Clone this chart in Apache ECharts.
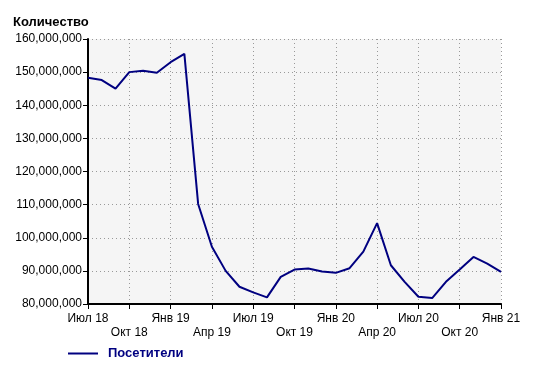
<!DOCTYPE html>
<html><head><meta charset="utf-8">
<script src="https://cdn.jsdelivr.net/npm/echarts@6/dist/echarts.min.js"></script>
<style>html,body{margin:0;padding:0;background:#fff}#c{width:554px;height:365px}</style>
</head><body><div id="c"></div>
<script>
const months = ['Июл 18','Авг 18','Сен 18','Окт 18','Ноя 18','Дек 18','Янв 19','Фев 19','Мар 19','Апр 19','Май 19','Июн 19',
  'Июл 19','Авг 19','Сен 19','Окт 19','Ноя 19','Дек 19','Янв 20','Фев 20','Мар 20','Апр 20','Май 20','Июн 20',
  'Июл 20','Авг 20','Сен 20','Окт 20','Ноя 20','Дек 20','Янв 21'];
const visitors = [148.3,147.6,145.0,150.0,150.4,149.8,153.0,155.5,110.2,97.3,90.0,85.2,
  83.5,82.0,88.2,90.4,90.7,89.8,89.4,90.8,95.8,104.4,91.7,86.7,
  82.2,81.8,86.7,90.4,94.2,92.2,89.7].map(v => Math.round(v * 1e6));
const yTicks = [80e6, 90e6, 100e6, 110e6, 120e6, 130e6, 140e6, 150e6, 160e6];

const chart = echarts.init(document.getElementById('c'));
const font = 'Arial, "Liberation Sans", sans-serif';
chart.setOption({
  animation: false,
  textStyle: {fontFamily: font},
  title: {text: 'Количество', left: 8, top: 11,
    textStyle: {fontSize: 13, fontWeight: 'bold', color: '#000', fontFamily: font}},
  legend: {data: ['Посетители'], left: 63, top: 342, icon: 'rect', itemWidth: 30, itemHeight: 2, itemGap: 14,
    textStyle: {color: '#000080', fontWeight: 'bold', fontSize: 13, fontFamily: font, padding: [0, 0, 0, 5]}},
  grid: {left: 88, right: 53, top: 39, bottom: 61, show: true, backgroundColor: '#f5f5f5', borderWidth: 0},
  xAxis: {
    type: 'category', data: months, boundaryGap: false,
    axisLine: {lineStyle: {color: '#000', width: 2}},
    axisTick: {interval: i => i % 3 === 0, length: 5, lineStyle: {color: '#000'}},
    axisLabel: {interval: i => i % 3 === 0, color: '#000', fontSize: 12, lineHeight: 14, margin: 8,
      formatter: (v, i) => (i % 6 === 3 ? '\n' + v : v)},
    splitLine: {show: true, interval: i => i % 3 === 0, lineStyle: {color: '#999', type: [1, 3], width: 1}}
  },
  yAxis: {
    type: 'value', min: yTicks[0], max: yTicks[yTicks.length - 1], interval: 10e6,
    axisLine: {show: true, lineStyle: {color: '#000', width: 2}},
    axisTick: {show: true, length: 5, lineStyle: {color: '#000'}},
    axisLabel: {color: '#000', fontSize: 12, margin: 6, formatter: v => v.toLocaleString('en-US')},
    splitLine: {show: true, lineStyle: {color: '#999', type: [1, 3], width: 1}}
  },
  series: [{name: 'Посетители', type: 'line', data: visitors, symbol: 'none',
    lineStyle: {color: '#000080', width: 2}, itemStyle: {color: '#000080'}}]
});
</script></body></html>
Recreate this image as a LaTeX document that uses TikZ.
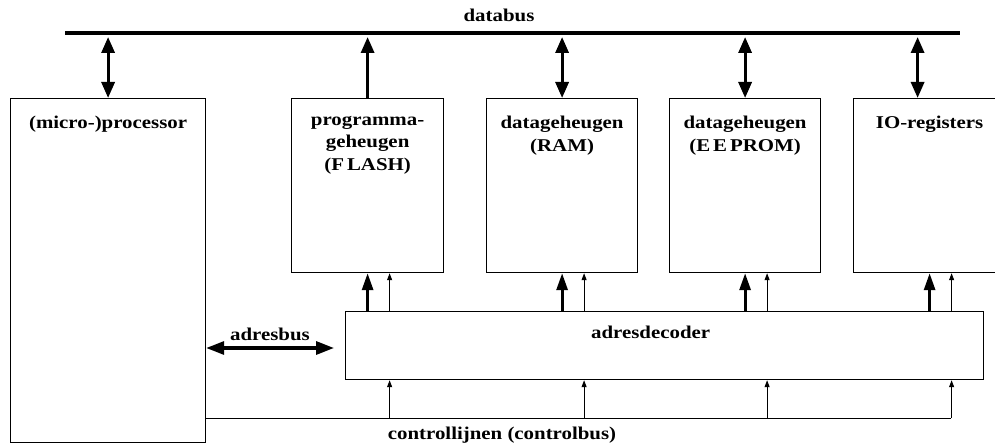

• • •

## What to work on
Extract, word for word, each line from the top of the data down to and including the line with "140e6, 150e6, 160e6];"; skip the pictures.

## Finished task
Clone this chart in Apache ECharts.
<!DOCTYPE html>
<html><head><meta charset="utf-8">
<script src="https://cdn.jsdelivr.net/npm/echarts@6/dist/echarts.min.js"></script>
<style>html,body{margin:0;padding:0;background:#fff}#c{width:554px;height:365px}</style>
</head><body><div id="c"></div>
<script>
const months = ['Июл 18','Авг 18','Сен 18','Окт 18','Ноя 18','Дек 18','Янв 19','Фев 19','Мар 19','Апр 19','Май 19','Июн 19',
  'Июл 19','Авг 19','Сен 19','Окт 19','Ноя 19','Дек 19','Янв 20','Фев 20','Мар 20','Апр 20','Май 20','Июн 20',
  'Июл 20','Авг 20','Сен 20','Окт 20','Ноя 20','Дек 20','Янв 21'];
const visitors = [148.3,147.6,145.0,150.0,150.4,149.8,153.0,155.5,110.2,97.3,90.0,85.2,
  83.5,82.0,88.2,90.4,90.7,89.8,89.4,90.8,95.8,104.4,91.7,86.7,
  82.2,81.8,86.7,90.4,94.2,92.2,89.7].map(v => Math.round(v * 1e6));
const yTicks = [80e6, 90e6, 100e6, 110e6, 120e6, 130e6, 140e6, 150e6, 160e6];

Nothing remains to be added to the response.